>> BEGIN

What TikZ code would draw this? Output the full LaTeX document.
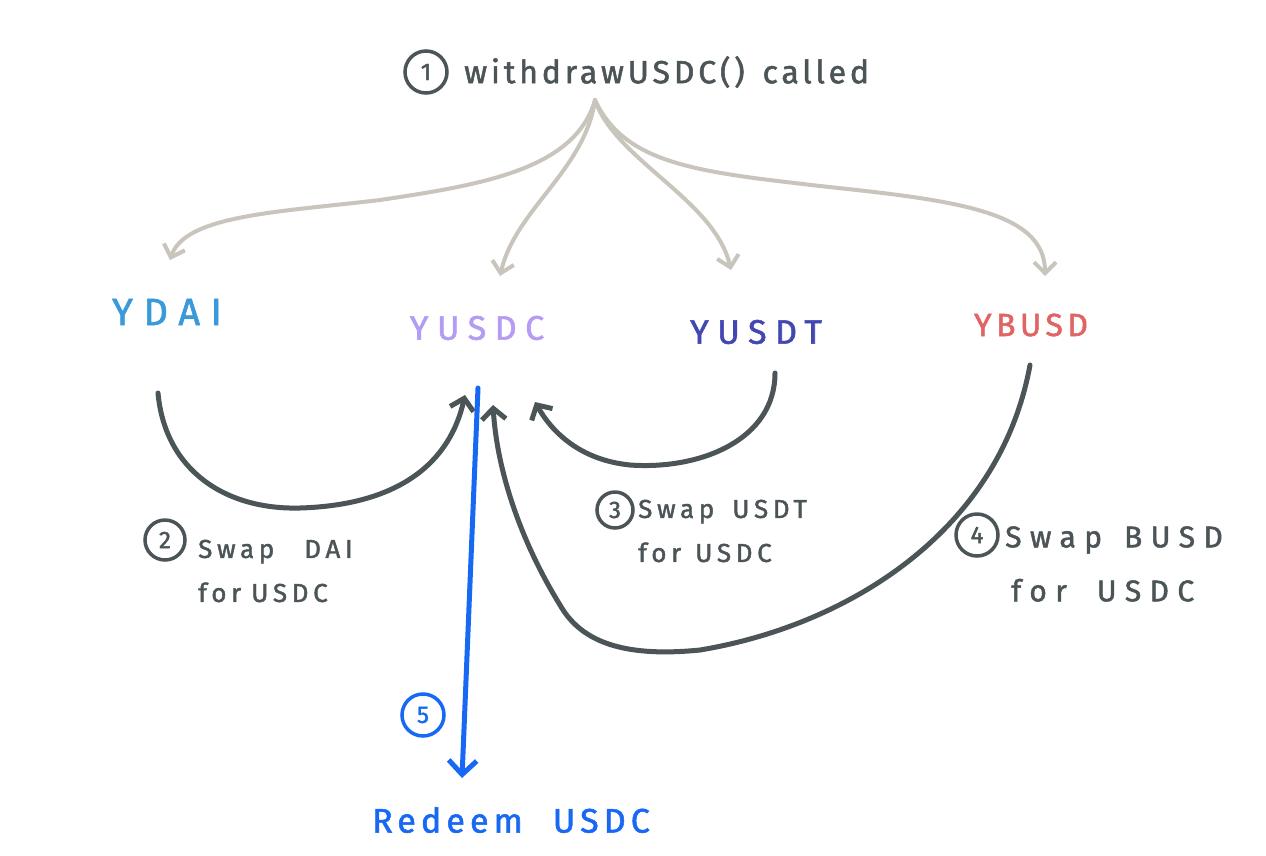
\documentclass[tikz,border=0pt]{standalone}
\usepackage{fontspec}
\setmainfont{Fira Sans}[LetterSpace=12,FakeBold=1.6]
\usetikzlibrary{arrows.meta}
\definecolor{ink}{HTML}{4B5457}
\definecolor{pale}{HTML}{C9C5BD}
\definecolor{daiblue}{HTML}{3A9AD9}
\definecolor{lav}{HTML}{B49CF5}
\definecolor{usdtblue}{HTML}{4348B0}
\definecolor{busdred}{HTML}{E06464}
\definecolor{redeemblue}{HTML}{1769F4}
\tikzset{
  fanline/.style={draw=pale,line width=4pt,line cap=round,line join=round,-{Straight Barb[length=11pt,width=22pt,line width=4pt]}},
  swapline/.style={draw=ink,line width=5pt,line cap=round,line join=round,-{Straight Barb[length=11pt,width=24pt,line width=5pt]}},
  redeemline/.style={draw=redeemblue,line width=5pt,line cap=round,-{Straight Barb[length=14pt,width=28pt,line width=5pt]}},
  numcirc/.style={circle,draw=#1,text=#1,line width=3.5pt,inner sep=0pt,minimum size=40pt,font=\fontsize{24}{24}\selectfont},
  token/.style={font=\fontsize{34}{34}\selectfont\addfontfeatures{LetterSpace=25},text=#1,inner sep=0pt},
  lbl/.style={font=\fontsize{26}{44}\selectfont\addfontfeatures{LetterSpace=18},text=ink,align=left,inner sep=0pt},
}
\begin{document}
\begin{tikzpicture}[x=1pt,y=-1pt]
\useasboundingbox[fill=white] (0,0) rectangle (1266,855);
% title
\node[numcirc=ink,minimum size=42pt] (n1) at (426,72) {1};
\node[anchor=west,font=\fontsize{32}{32}\selectfont,text=ink,inner sep=0pt] (title) at (464,72) {withdrawUSDC()\hspace{18pt}called};
\coordinate (src) at (595,100);
% tokens
\node[token=daiblue,font=\fontsize{38}{38}\selectfont\addfontfeatures{LetterSpace=28}] (ydai) at (167,312) {YDAI};
\node[token=lav] (yusdc) at (477,328) {YUSDC};
\node[token=usdtblue] (yusdt) at (756,332) {YUSDT};
\node[token=busdred,font=\fontsize{32}{32}\selectfont\addfontfeatures{LetterSpace=14}] (ybusd) at (1031,325) {YBUSD};
% fan-out arrow ends
\coordinate (daiIn) at (170,260);
\coordinate (usdcIn) at (500,276);
\coordinate (usdtIn) at (731,270);
\coordinate (busdIn) at (1045,276);
\draw[fanline] (src) .. controls (575,170) and (480,185) .. (380,200) .. controls (280,212) and (185,215) .. (daiIn);
\draw[fanline] (src) .. controls (585,170) and (515,210) .. (usdcIn);
\draw[fanline] (src) .. controls (615,160) and (715,200) .. (usdtIn);
\draw[fanline] (src) .. controls (625,165) and (700,172) .. (820,186) .. controls (950,200) and (1045,210) .. (busdIn);
% swap arrows
\coordinate (daiOut) at (158,393);
\coordinate (usdtOut) at (775,373);
\coordinate (busdOut) at (1030,365);
\coordinate (swapInA) at (465,395);
\coordinate (swapInB) at (535,402);
\coordinate (swapInC) at (493,405);
\draw[swapline] (daiOut) .. controls (165,470) and (225,510) .. (300,508) .. controls (400,505) and (450,462) .. (swapInA);
\draw[swapline] (usdtOut) .. controls (775,440) and (700,470) .. (630,465) .. controls (580,460) and (552,432) .. (swapInB);
\draw[swapline] (busdOut) .. controls (1000,530) and (850,625) .. (700,650) .. controls (620,658) and (580,640) .. (560,605) .. controls (520,540) and (497,470) .. (swapInC);
% redeem
\coordinate (redeemOut) at (478,388);
\coordinate (redeemIn) at (462,778);
\node[font=\fontsize{34}{34}\selectfont\addfontfeatures{LetterSpace=15},text=redeemblue,inner sep=0pt] (redeem) at (511,820) {Redeem\hspace{30pt}USDC};
\draw[redeemline] (redeemOut) -- (redeemIn);
% step labels
\node[numcirc=ink] (n2) at (165,540) {2};
\node[lbl,anchor=west] (l2) at (198,571) {Swap\hspace{30pt}DAI\\for\hspace{10pt}USDC};
\node[numcirc=ink,minimum size=36pt] (n3) at (615,510) {3};
\node[lbl,anchor=west] (l3) at (638,531) {Swap\hspace{18pt}USDT\\for\hspace{14pt}USDC};
\node[numcirc=ink,minimum size=42pt] (n4) at (977,535) {4};
\node[lbl,anchor=west,font=\fontsize{30}{54}\selectfont\addfontfeatures{LetterSpace=28}] (l4) at (1005,564) {Swap\hspace{22pt}BUSD\\\hspace{6pt}for\hspace{30pt}USDC};
\node[numcirc=redeemblue,minimum size=42pt] (n5) at (423,715) {5};
\end{tikzpicture}
\end{document}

>> END

◆ Short task:
Repeat the data exactly, dropping every picture it holds.

◆ Response:
What TikZ code would draw this? Output the full LaTeX document.
\documentclass[tikz,border=0pt]{standalone}
\usepackage{fontspec}
\setmainfont{Fira Sans}[LetterSpace=12,FakeBold=1.6]
\usetikzlibrary{arrows.meta}
\definecolor{ink}{HTML}{4B5457}
\definecolor{pale}{HTML}{C9C5BD}
\definecolor{daiblue}{HTML}{3A9AD9}
\definecolor{lav}{HTML}{B49CF5}
\definecolor{usdtblue}{HTML}{4348B0}
\definecolor{busdred}{HTML}{E06464}
\definecolor{redeemblue}{HTML}{1769F4}
\tikzset{
  fanline/.style={draw=pale,line width=4pt,line cap=round,line join=round,-{Straight Barb[length=11pt,width=22pt,line width=4pt]}},
  swapline/.style={draw=ink,line width=5pt,line cap=round,line join=round,-{Straight Barb[length=11pt,width=24pt,line width=5pt]}},
  redeemline/.style={draw=redeemblue,line width=5pt,line cap=round,-{Straight Barb[length=14pt,width=28pt,line width=5pt]}},
  numcirc/.style={circle,draw=#1,text=#1,line width=3.5pt,inner sep=0pt,minimum size=40pt,font=\fontsize{24}{24}\selectfont},
  token/.style={font=\fontsize{34}{34}\selectfont\addfontfeatures{LetterSpace=25},text=#1,inner sep=0pt},
  lbl/.style={font=\fontsize{26}{44}\selectfont\addfontfeatures{LetterSpace=18},text=ink,align=left,inner sep=0pt},
}
\begin{document}
\begin{tikzpicture}[x=1pt,y=-1pt]
\useasboundingbox[fill=white] (0,0) rectangle (1266,855);
% title
\node[numcirc=ink,minimum size=42pt] (n1) at (426,72) {1};
\node[anchor=west,font=\fontsize{32}{32}\selectfont,text=ink,inner sep=0pt] (title) at (464,72) {withdrawUSDC()\hspace{18pt}called};
\coordinate (src) at (595,100);
% tokens
\node[token=daiblue,font=\fontsize{38}{38}\selectfont\addfontfeatures{LetterSpace=28}] (ydai) at (167,312) {YDAI};
\node[token=lav] (yusdc) at (477,328) {YUSDC};
\node[token=usdtblue] (yusdt) at (756,332) {YUSDT};
\node[token=busdred,font=\fontsize{32}{32}\selectfont\addfontfeatures{LetterSpace=14}] (ybusd) at (1031,325) {YBUSD};
% fan-out arrow ends
\coordinate (daiIn) at (170,260);
\coordinate (usdcIn) at (500,276);
\coordinate (usdtIn) at (731,270);
\coordinate (busdIn) at (1045,276);
\draw[fanline] (src) .. controls (575,170) and (480,185) .. (380,200) .. controls (280,212) and (185,215) .. (daiIn);
\draw[fanline] (src) .. controls (585,170) and (515,210) .. (usdcIn);
\draw[fanline] (src) .. controls (615,160) and (715,200) .. (usdtIn);
\draw[fanline] (src) .. controls (625,165) and (700,172) .. (820,186) .. controls (950,200) and (1045,210) .. (busdIn);
% swap arrows
\coordinate (daiOut) at (158,393);
\coordinate (usdtOut) at (775,373);
\coordinate (busdOut) at (1030,365);
\coordinate (swapInA) at (465,395);
\coordinate (swapInB) at (535,402);
\coordinate (swapInC) at (493,405);
\draw[swapline] (daiOut) .. controls (165,470) and (225,510) .. (300,508) .. controls (400,505) and (450,462) .. (swapInA);
\draw[swapline] (usdtOut) .. controls (775,440) and (700,470) .. (630,465) .. controls (580,460) and (552,432) .. (swapInB);
\draw[swapline] (busdOut) .. controls (1000,530) and (850,625) .. (700,650) .. controls (620,658) and (580,640) .. (560,605) .. controls (520,540) and (497,470) .. (swapInC);
% redeem
\coordinate (redeemOut) at (478,388);
\coordinate (redeemIn) at (462,778);
\node[font=\fontsize{34}{34}\selectfont\addfontfeatures{LetterSpace=15},text=redeemblue,inner sep=0pt] (redeem) at (511,820) {Redeem\hspace{30pt}USDC};
\draw[redeemline] (redeemOut) -- (redeemIn);
% step labels
\node[numcirc=ink] (n2) at (165,540) {2};
\node[lbl,anchor=west] (l2) at (198,571) {Swap\hspace{30pt}DAI\\for\hspace{10pt}USDC};
\node[numcirc=ink,minimum size=36pt] (n3) at (615,510) {3};
\node[lbl,anchor=west] (l3) at (638,531) {Swap\hspace{18pt}USDT\\for\hspace{14pt}USDC};
\node[numcirc=ink,minimum size=42pt] (n4) at (977,535) {4};
\node[lbl,anchor=west,font=\fontsize{30}{54}\selectfont\addfontfeatures{LetterSpace=28}] (l4) at (1005,564) {Swap\hspace{22pt}BUSD\\\hspace{6pt}for\hspace{30pt}USDC};
\node[numcirc=redeemblue,minimum size=42pt] (n5) at (423,715) {5};
\end{tikzpicture}
\end{document}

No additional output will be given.